When crank research is rejected by peer-review journals, the crank response is to cry "conspiracy!" The simple fact of the matter is that the ideas Altman and co. are peddling are so poorly supported that they are not even in the ballpark of what is publishable in a serious journal. Hence their appearance in gullible newspapers instead.
What has your research shown? "The dating of all of the manuscripts is not pre-Christian, but has medieval, Middle Age indications or signs, everything from numbers to Masoretic vowels [in Hebrew] which only came in the fifth and sixth century, A.D. We're finding a lot of medieval material, whether it's numbers, foreign languages, or Masoretic vowels. That is the most important discovery we've made.

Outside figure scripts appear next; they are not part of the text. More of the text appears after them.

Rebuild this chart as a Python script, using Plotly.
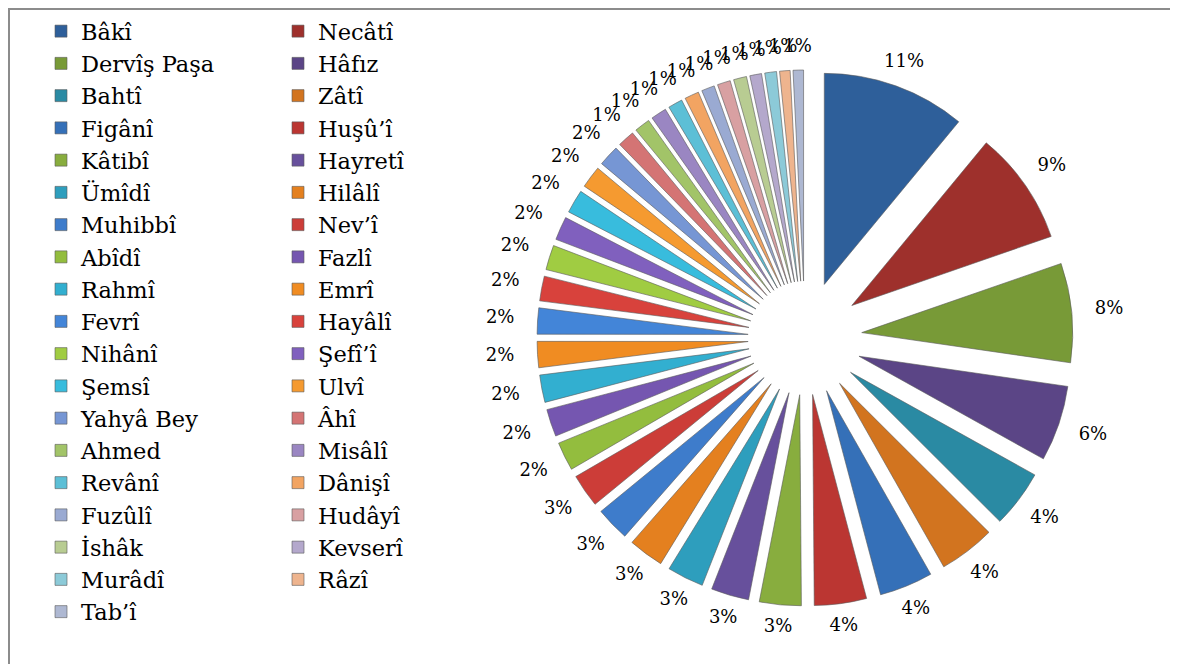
import math
import plotly.graph_objects as go

# ---- data ----
poets = ["Bâkî", "Necâtî", "Dervîş Paşa", "Hâfız", "Bahtî", "Zâtî", "Figânî", "Huşû’î",
         "Kâtibî", "Hayretî", "Ümîdî", "Hilâlî", "Muhibbî", "Nev’î", "Abîdî", "Fazlî",
         "Rahmî", "Emrî", "Fevrî", "Hayâlî", "Nihânî", "Şefî’î", "Şemsî", "Ulvî",
         "Yahyâ Bey", "Âhî", "Ahmed", "Misâlî", "Revânî", "Dânişî", "Fuzûlî", "Hudâyî",
         "İshâk", "Kevserî", "Murâdî", "Râzî", "Tab’î"]
shares = [11.0, 8.7, 7.6, 5.8, 4.4, 4.3, 4.1, 4.0,
          3.2, 2.9, 2.8, 2.7, 2.6, 2.55, 2.2, 2.1,
          2.1, 2.0, 2.0, 1.9, 1.9, 1.8, 1.8, 1.7,
          1.6, 1.3, 1.2, 1.2, 1.1, 1.1, 1.0, 1.0,
          1.0, 0.9, 0.9, 0.8, 0.8]

# ---- style ----
colors = ["#2E5F9A", "#9E302C", "#789A37", "#5B4586", "#2A8AA3", "#D2741F",
          "#3570B8", "#BB3632", "#88AD3E", "#67509C", "#2E9EBD", "#E4801F",
          "#3E7CCB", "#CC3D38", "#93BD3E", "#7556B0", "#32AFD0", "#F08C22",
          "#4385D8", "#D8423C", "#A0CC42", "#8060BE", "#38BCDD", "#F59A30",
          "#7696D4", "#D47474", "#A2C468", "#9A86C2", "#5CBFD6", "#F2A462",
          "#9AAAD2", "#D8A0A2", "#B8CC92", "#B4A8CC", "#8CCAD8", "#EEB48E",
          "#AEB8D2"]

W, H = 1178, 664
OFF = 8                    # page body margin of the rendered html
ML = 420
PW = W - ML

cx, cy = 805 - OFF, 338 - OFF   # pie centre (px, figure coords)
RP = 268                   # outer extent of exploded pie (px)
LAB_A, LAB_B = 1.14, 1.085 # label ellipse (horizontal, vertical) relative to RP
R_MAX = 1.17               # radial range of label overlay
RQ = RP * R_MAX

pie_dom_x = [(cx - RP - ML) / PW, (cx + RP - ML) / PW]
pie_dom_y = [(H - cy - RP) / H, (H - cy + RP) / H]
pol_dom_x = [(cx - RQ - ML) / PW, (cx + RQ - ML) / PW]
pol_dom_y = [(H - cy - RQ) / H, (H - cy + RQ) / H]

total = sum(shares)
mid_theta = []
acc = 0.0
for v in shares:
    mid_theta.append((acc + v / 2) / total * 360.0)
    acc += v
lab_r = [1.0 / math.sqrt((math.sin(math.radians(t)) / LAB_A) ** 2 +
                         (math.cos(math.radians(t)) / LAB_B) ** 2) for t in mid_theta]
pct_text = [f"{int(v / total * 100 + 0.5)}%" for v in shares]

fig = go.Figure()
fig.add_trace(go.Pie(
    labels=poets,
    values=shares,
    sort=False,
    direction="clockwise",
    rotation=0,
    pull=0.27,
    marker=dict(colors=colors, line=dict(color="rgba(90,90,90,0.6)", width=1)),
    textinfo="none",
    domain=dict(x=pie_dom_x, y=pie_dom_y),
    hoverinfo="label+percent",
))
fig.add_trace(go.Scatterpolar(
    r=lab_r,
    theta=mid_theta,
    text=pct_text,
    mode="text",
    textposition="middle center",
    textfont=dict(family="DejaVu Serif", size=18, color="#000000"),
    showlegend=False,
    hoverinfo="skip",
    cliponaxis=False,
))

fig.update_layout(
    width=W, height=H,
    margin=dict(l=ML, r=0, t=0, b=0, autoexpand=False),
    paper_bgcolor="white",
    plot_bgcolor="white",
    showlegend=True,
    polar=dict(
        domain=dict(x=pol_dom_x, y=pol_dom_y),
        bgcolor="rgba(0,0,0,0)",
        radialaxis=dict(range=[0, R_MAX], visible=False, showgrid=False),
        angularaxis=dict(visible=False, rotation=90, direction="clockwise", showgrid=False),
    ),
    legend=dict(
        orientation="h",
        x=(33 - ML) / PW, xanchor="left",
        y=(H - 2) / H, yanchor="top",
        entrywidth=192, entrywidthmode="pixels",
        maxheight=662,
        font=dict(family="DejaVu Serif", size=22.5, color="#000000"),
        traceorder="normal",
        bgcolor="rgba(0,0,0,0)",
    ),
    shapes=[dict(type="rect", xref="paper", yref="paper",
                 x0=(1 - ML) / PW, x1=(1169 - ML) / PW,
                 y0=-0.05, y1=(H - 1) / H,
                 line=dict(color="#8C8C8C", width=2), fillcolor="rgba(0,0,0,0)",
                 layer="below")],
)

fig.write_html("out.html")
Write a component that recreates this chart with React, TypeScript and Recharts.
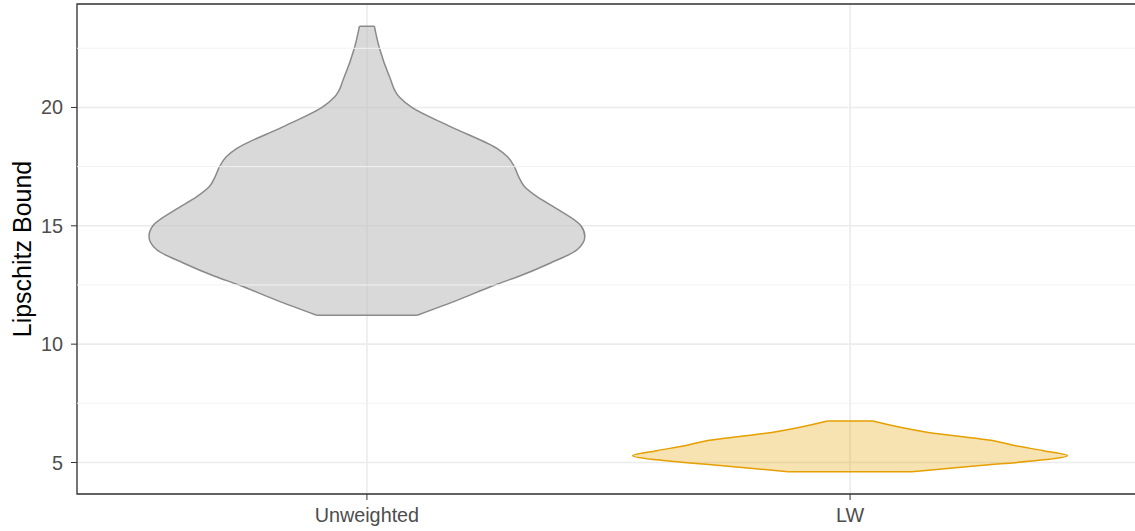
import { ComposedChart, Area, XAxis, YAxis, CartesianGrid, ReferenceLine, ReferenceArea } from 'recharts';

const categories = ['Unweighted', 'LW'];
const yTicks = [5, 10, 15, 20];
const yMinorTicks = [7.5, 12.5, 17.5, 22.5];

// violin outlines: bound value and half width (in category units)
const unweightedBound = [11.22, 11.88, 12.5, 12.87, 13.43, 13.99, 14.55, 15.0, 15.67, 16.23, 16.66, 17.08, 17.5, 17.92, 18.27, 19.18, 20.0, 20.44, 21.29, 22.5, 23.43];
const unweightedHalfWidth = [0.104, 0.19, 0.265, 0.315, 0.38, 0.435, 0.451, 0.443, 0.397, 0.352, 0.326, 0.314, 0.305, 0.291, 0.269, 0.174, 0.093, 0.067, 0.047, 0.026, 0.0155];

const lwBound = [4.61, 4.87, 5.08, 5.29, 5.5, 5.71, 5.92, 6.27, 6.75];
const lwHalfWidth = [0.128, 0.269, 0.386, 0.45, 0.4, 0.342, 0.297, 0.162, 0.047];

const empty = [null, null];
const rows = [
  ...lwBound.map((y, i) => ({ y, unweighted: empty, lw: [2 - lwHalfWidth[i], 2 + lwHalfWidth[i]] })),
  ...unweightedBound.map((y, i) => ({ y, unweighted: [1 - unweightedHalfWidth[i], 1 + unweightedHalfWidth[i]], lw: empty })),
];

const allBounds = [...lwBound, ...unweightedBound];
const lo = Math.min(...allBounds);
const hi = Math.max(...allBounds);
const pad = (hi - lo) * 0.05;
const yDomain = [lo - pad, hi + pad];

const GRAY_FILL = '#BFBFBF';
const GRAY_LINE = '#8A8A8A';
const ORANGE = '#E69F00';

const ends = (bound: number[], half: number[], center: number) => [
  { y: bound[0], w: half[0], c: center },
  { y: bound[bound.length - 1], w: half[half.length - 1], c: center },
];

export default function App() {
  const uEnds = ends(unweightedBound, unweightedHalfWidth, 1);
  const lEnds = ends(lwBound, lwHalfWidth, 2);
  return (
    <div style={{ position: 'absolute', left: 0, top: 0, width: 1135, height: 531, overflow: 'hidden', background: '#fff', fontFamily: '"Liberation Sans", Arial, sans-serif' }}>
      <ComposedChart layout="vertical" width={1150} height={531} data={rows} margin={{ top: 4, right: 10, bottom: 0, left: 0 }}>
        <CartesianGrid stroke="#EBEBEB" strokeWidth={1.6} />
        {yMinorTicks.map((v) => (
          <ReferenceLine key={v} y={v} stroke="#F2F2F2" strokeWidth={1} />
        ))}
        <XAxis
          type="number"
          domain={[0.4, 2.6]}
          allowDataOverflow
          ticks={[1, 2]}
          tickFormatter={(v) => categories[v - 1]}
          height={37}
          tickSize={6}
          tickMargin={8}
          axisLine={false}
          tickLine={{ stroke: '#333333' }}
          tick={{ fill: '#4D4D4D', fontSize: 19.8 }}
        />
        <YAxis
          type="number"
          dataKey="y"
          reversed
          domain={yDomain}
          allowDataOverflow
          ticks={yTicks}
          width={77}
          tickSize={6}
          tickMargin={8}
          axisLine={false}
          tickLine={{ stroke: '#333333' }}
          tick={{ fill: '#4D4D4D', fontSize: 19.8 }}
          label={{ value: 'Lipschitz Bound', angle: -90, position: 'center', dx: -16, fill: '#000000', fontSize: 25 }}
        />
        <Area
          dataKey="unweighted"
          type="monotone"
          stroke={GRAY_LINE}
          strokeWidth={1.5}
          fill={GRAY_FILL}
          fillOpacity={0.6}
          dot={false}
          activeDot={false}
          isAnimationActive={false}
        />
        <Area
          dataKey="lw"
          type="monotone"
          stroke={ORANGE}
          strokeWidth={1.5}
          fill={ORANGE}
          fillOpacity={0.3}
          dot={false}
          activeDot={false}
          isAnimationActive={false}
        />
        {uEnds.map((e, i) => (
          <ReferenceLine key={'u' + i} segment={[{ x: e.c - e.w, y: e.y }, { x: e.c + e.w, y: e.y }]} stroke={GRAY_LINE} strokeWidth={1.5} ifOverflow="visible" />
        ))}
        {lEnds.map((e, i) => (
          <ReferenceLine key={'l' + i} segment={[{ x: e.c - e.w, y: e.y }, { x: e.c + e.w, y: e.y }]} stroke={ORANGE} strokeWidth={1.5} ifOverflow="visible" />
        ))}
        <ReferenceArea x1={0.4} x2={2.6} y1={yDomain[0]} y2={yDomain[1]} fill="none" stroke="#333333" strokeWidth={1.3} ifOverflow="visible" />
      </ComposedChart>
    </div>
  );
}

What we're pointing out is that these scrolls traveled, because they had foreign languages on them, and they traveled as far as central Asia, if not China, and had Chinese words on them.
For responses to these claims, go here and follow the many links in that post and the links in the linked-to posts. Briefly, no one who specializes in these areas accepts these claims and Altman is in the habit of publishing seriously distorted accounts of interviews with specialists to give the misleading impression that they do accept them.
The 800 or so manuscripts, all in relatively fragmentary condition, weren't just written in Hebrew, as Jewish scribes would write them. They had Aramaic in them, and also Greek and Arabic, and a number of other languages. And they were not all sacred texts, but had astrological information and so forth.
This is very misleading. Jewish scribes regularly wrote in Greek and Aramaic as well as Hebrew, in this period and long afterwards. They also wrote other things besides sacred texts (as one would expect) and some of them had some interest in astrology. Comments like these from the Altman circle are one of the best indicators that they don't know what they are talking about.

As for the Arabic, I believe that one or two much-later Arabic texts were found in the Judean Desert caves, but these are separate finds from the Dead Sea Scrolls. This may be what Pick is thinking of. Or it may just be made up. Most of the Dead Sea Scrolls were written in Hebrew, some in Aramaic, and a few in Greek.
And the caves, everyone thinks were just across from [the Qumran settlement, upon which the pre-Christianity dating is based]. But there were also caves four miles away that were put under that same rubric, and people still insisted that this was all a homogeneous collection.
I don't know what he is talking about here. According to this map of the Scroll-bearing cave sites, Cave 3 is the farthest away from the Qumran site, perhaps a mile and 1/8 north of it.
Now ideas have come up that this collection was put there to shelter it from the Roman attack of 70 A.D., and the destruction of the Second Temple, a repository, a safe place for texts, supposedly. That's not the accepted theory, that's the new one that finally braved its way, after 40 or 50 years, into the thinking of scholars."
This is not very clearly expressed, and is what most scholars actually think; that the people who lived at the site, perhaps with co-sectarians from elsewhere in Judea, hid the Scrolls in these caves in advance of the Roman invasion. But perhaps Pick is alluding in a very unclear way to Norman Golb's theory that the Scrolls come from literary archives in Jerusalem rather than from the inhabitants of the site of Qumran. Golb has been publishing this theory for many years, so it is hardly new. In any case, neither theory has anything to do with Altman and Pick's preposterous ideas about the medieval origin of the Scrolls. Their idea was in fact suggested in the early years after the Scrolls were discovered and it was properly discredited many decades ago.

Altman and his friends are making fools of a good many journalists and newspaper editors, who don't have sense enough to vet their claims independently with real specialists.